> _WHAT YOU HAVE TO DO_: Your task is to repeat the entries exactly. Leave the pictures out.

> _MATERIAL TO PROCESS_:
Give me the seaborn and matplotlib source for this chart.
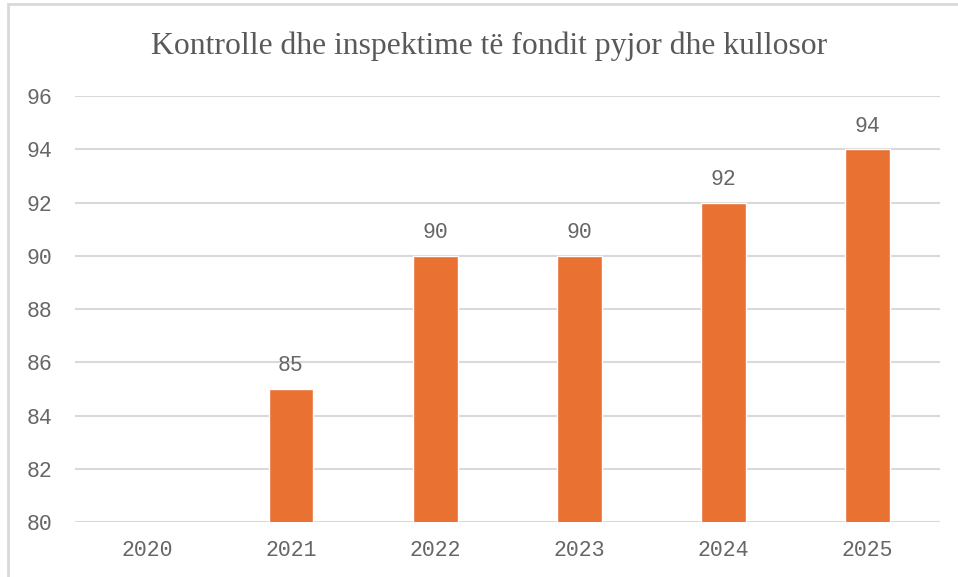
import numpy as np
import pandas as pd
import seaborn as sns
import matplotlib.pyplot as plt
from matplotlib.patches import Rectangle

# data
years = ["2020", "2021", "2022", "2023", "2024", "2025"]
values = [np.nan, 85, 90, 90, 92, 94]
title = "Kontrolle dhe inspektime të fondit pyjor dhe kullosor"

df = pd.DataFrame({"year": years, "value": values})

sns.set_style("white")
text_color = "#595959"
grid_color = "#D9D9D9"
bar_color = "#E97132"

fig = plt.figure(figsize=(9.58, 5.77), dpi=100)
ax = fig.add_axes([0.078, 0.0953, 0.903, 0.7383])

sns.barplot(data=df, x="year", y="value", color=bar_color, width=0.31,
            saturation=1, ax=ax, zorder=3)

ax.set_ylim(80, 96)
ax.set_yticks(range(80, 97, 2))
ax.set_xlim(-0.5, 5.5)
ax.yaxis.grid(True, color=grid_color, linewidth=1.5, zorder=0)
ax.set_axisbelow(True)
for s in ax.spines.values():
    s.set_visible(False)
ax.set_xlabel("")
ax.set_ylabel("")
ax.tick_params(axis="both", length=0, labelsize=15.5, labelcolor="#666666")
ax.tick_params(axis="y", pad=16)
ax.tick_params(axis="x", pad=13)
for lab in ax.get_xticklabels() + ax.get_yticklabels():
    lab.set_fontfamily("Liberation Mono")

# value labels above bars
for i, v in enumerate(values):
    if not np.isnan(v):
        ax.annotate(f"{v:g}", (i, v), xytext=(0, 9), textcoords="offset points",
                    ha="center", va="bottom", fontsize=15.5, color="#666666",
                    family="Liberation Mono")

fig.text(0.511, 0.92, title, ha="center", va="center", fontsize=22.8,
         color=text_color, family="Liberation Serif")

# outer chart frame
fig.patches.append(Rectangle((8 / 958, -0.05), 1.1, 1 - 4 / 577 + 0.05,
                             transform=fig.transFigure, fill=False,
                             edgecolor=grid_color, linewidth=2))

fig.savefig("out.png", dpi=100)
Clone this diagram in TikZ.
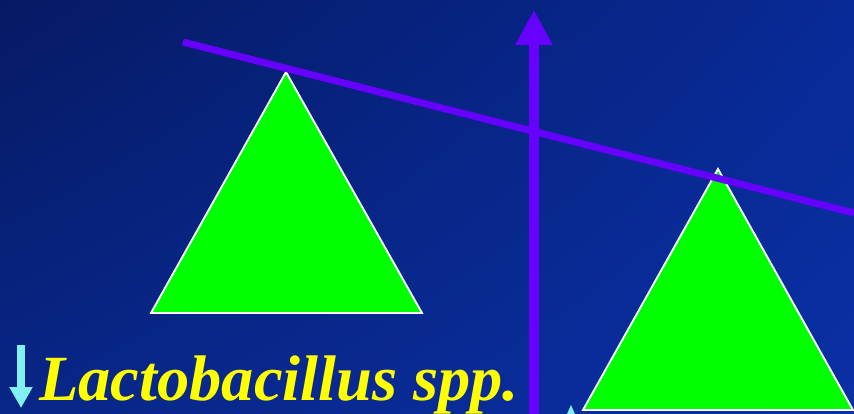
\documentclass[tikz,border=0pt]{standalone}
\usepackage{fontspec}
\setmainfont{Liberation Serif}
\usepackage{xcolor}
\usetikzlibrary{arrows.meta,shadings}
\definecolor{bgdark}{RGB}{6,26,100}
\definecolor{bgtr}{RGB}{8,42,150}
\definecolor{bgbl}{RGB}{8,38,135}
\definecolor{bgbright}{RGB}{10,48,165}
\definecolor{beampurple}{RGB}{102,0,255}
\definecolor{weightgreen}{RGB}{0,255,0}
\definecolor{lactoyellow}{RGB}{255,255,0}
\definecolor{downcyan}{RGB}{128,240,240}
\tikzset{
  weight/.style={fill=weightgreen, draw=white, line width=1.6pt, line join=miter},
  beam/.style={draw=beampurple, line width=6pt},
  pivot/.style={-{Triangle[length=1.05cm, width=1.05cm]}, draw=beampurple, fill=beampurple, line width=0.3cm},
  down/.style={-{Triangle[length=0.63cm, width=0.66cm]}, draw=downcyan, fill=downcyan, line width=0.24cm},
  label/.style={text=lactoyellow, font=\fontsize{55}{62}\selectfont\bfseries\itshape, inner sep=0pt, anchor=base west},
}
\begin{document}
\begin{tikzpicture}[x=0.03cm, y=-0.03cm]
  % background
  \shade[upper left=bgdark, upper right=bgtr, lower left=bgbl, lower right=bgbright] (0,0) rectangle (854,414);
  \useasboundingbox (0,0) rectangle (854,414);
  % the two weights
  \draw[weight] (286,72) coordinate (lefttop) -- (422,313) -- (151,313) -- cycle;
  \draw[weight] (718,169) coordinate (righttop) -- (853,410) -- (583,410) -- cycle;
  % pivot arrow and tilted beam
  \coordinate (pivotbase) at (534,414);
  \coordinate (pivottip) at (534,10);
  \draw[pivot] (pivotbase) -- (pivottip);
  \coordinate (beamleft) at (183,42);
  \coordinate (beamright) at (854,213);
  \draw[beam] (beamleft) -- (beamright);
  % small tip at the bottom
  \fill[downcyan] (571,405) -- (575,414) -- (567,414) -- cycle;
  % label
  \coordinate (downtop) at (21,345);
  \coordinate (downtip) at (21,408);
  \draw[down] (downtop) -- (downtip);
  \node[label] (lacto) at (39,400) {Lactobacillus spp.};
\end{tikzpicture}
\end{document}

> _EXPECTED OUTPUT_:
Give me the seaborn and matplotlib source for this chart.
import numpy as np
import pandas as pd
import seaborn as sns
import matplotlib.pyplot as plt
from matplotlib.patches import Rectangle

# data
years = ["2020", "2021", "2022", "2023", "2024", "2025"]
values = [np.nan, 85, 90, 90, 92, 94]
title = "Kontrolle dhe inspektime të fondit pyjor dhe kullosor"

df = pd.DataFrame({"year": years, "value": values})

sns.set_style("white")
text_color = "#595959"
grid_color = "#D9D9D9"
bar_color = "#E97132"

fig = plt.figure(figsize=(9.58, 5.77), dpi=100)
ax = fig.add_axes([0.078, 0.0953, 0.903, 0.7383])

sns.barplot(data=df, x="year", y="value", color=bar_color, width=0.31,
            saturation=1, ax=ax, zorder=3)

ax.set_ylim(80, 96)
ax.set_yticks(range(80, 97, 2))
ax.set_xlim(-0.5, 5.5)
ax.yaxis.grid(True, color=grid_color, linewidth=1.5, zorder=0)
ax.set_axisbelow(True)
for s in ax.spines.values():
    s.set_visible(False)
ax.set_xlabel("")
ax.set_ylabel("")
ax.tick_params(axis="both", length=0, labelsize=15.5, labelcolor="#666666")
ax.tick_params(axis="y", pad=16)
ax.tick_params(axis="x", pad=13)
for lab in ax.get_xticklabels() + ax.get_yticklabels():
    lab.set_fontfamily("Liberation Mono")

# value labels above bars
for i, v in enumerate(values):
    if not np.isnan(v):
        ax.annotate(f"{v:g}", (i, v), xytext=(0, 9), textcoords="offset points",
                    ha="center", va="bottom", fontsize=15.5, color="#666666",
                    family="Liberation Mono")

fig.text(0.511, 0.92, title, ha="center", va="center", fontsize=22.8,
         color=text_color, family="Liberation Serif")

# outer chart frame
fig.patches.append(Rectangle((8 / 958, -0.05), 1.1, 1 - 4 / 577 + 0.05,
                             transform=fig.transFigure, fill=False,
                             edgecolor=grid_color, linewidth=2))

fig.savefig("out.png", dpi=100)
Clone this diagram in TikZ.
\documentclass[tikz,border=0pt]{standalone}
\usepackage{fontspec}
\setmainfont{Liberation Serif}
\usepackage{xcolor}
\usetikzlibrary{arrows.meta,shadings}
\definecolor{bgdark}{RGB}{6,26,100}
\definecolor{bgtr}{RGB}{8,42,150}
\definecolor{bgbl}{RGB}{8,38,135}
\definecolor{bgbright}{RGB}{10,48,165}
\definecolor{beampurple}{RGB}{102,0,255}
\definecolor{weightgreen}{RGB}{0,255,0}
\definecolor{lactoyellow}{RGB}{255,255,0}
\definecolor{downcyan}{RGB}{128,240,240}
\tikzset{
  weight/.style={fill=weightgreen, draw=white, line width=1.6pt, line join=miter},
  beam/.style={draw=beampurple, line width=6pt},
  pivot/.style={-{Triangle[length=1.05cm, width=1.05cm]}, draw=beampurple, fill=beampurple, line width=0.3cm},
  down/.style={-{Triangle[length=0.63cm, width=0.66cm]}, draw=downcyan, fill=downcyan, line width=0.24cm},
  label/.style={text=lactoyellow, font=\fontsize{55}{62}\selectfont\bfseries\itshape, inner sep=0pt, anchor=base west},
}
\begin{document}
\begin{tikzpicture}[x=0.03cm, y=-0.03cm]
  % background
  \shade[upper left=bgdark, upper right=bgtr, lower left=bgbl, lower right=bgbright] (0,0) rectangle (854,414);
  \useasboundingbox (0,0) rectangle (854,414);
  % the two weights
  \draw[weight] (286,72) coordinate (lefttop) -- (422,313) -- (151,313) -- cycle;
  \draw[weight] (718,169) coordinate (righttop) -- (853,410) -- (583,410) -- cycle;
  % pivot arrow and tilted beam
  \coordinate (pivotbase) at (534,414);
  \coordinate (pivottip) at (534,10);
  \draw[pivot] (pivotbase) -- (pivottip);
  \coordinate (beamleft) at (183,42);
  \coordinate (beamright) at (854,213);
  \draw[beam] (beamleft) -- (beamright);
  % small tip at the bottom
  \fill[downcyan] (571,405) -- (575,414) -- (567,414) -- cycle;
  % label
  \coordinate (downtop) at (21,345);
  \coordinate (downtip) at (21,408);
  \draw[down] (downtop) -- (downtip);
  \node[label] (lacto) at (39,400) {Lactobacillus spp.};
\end{tikzpicture}
\end{document}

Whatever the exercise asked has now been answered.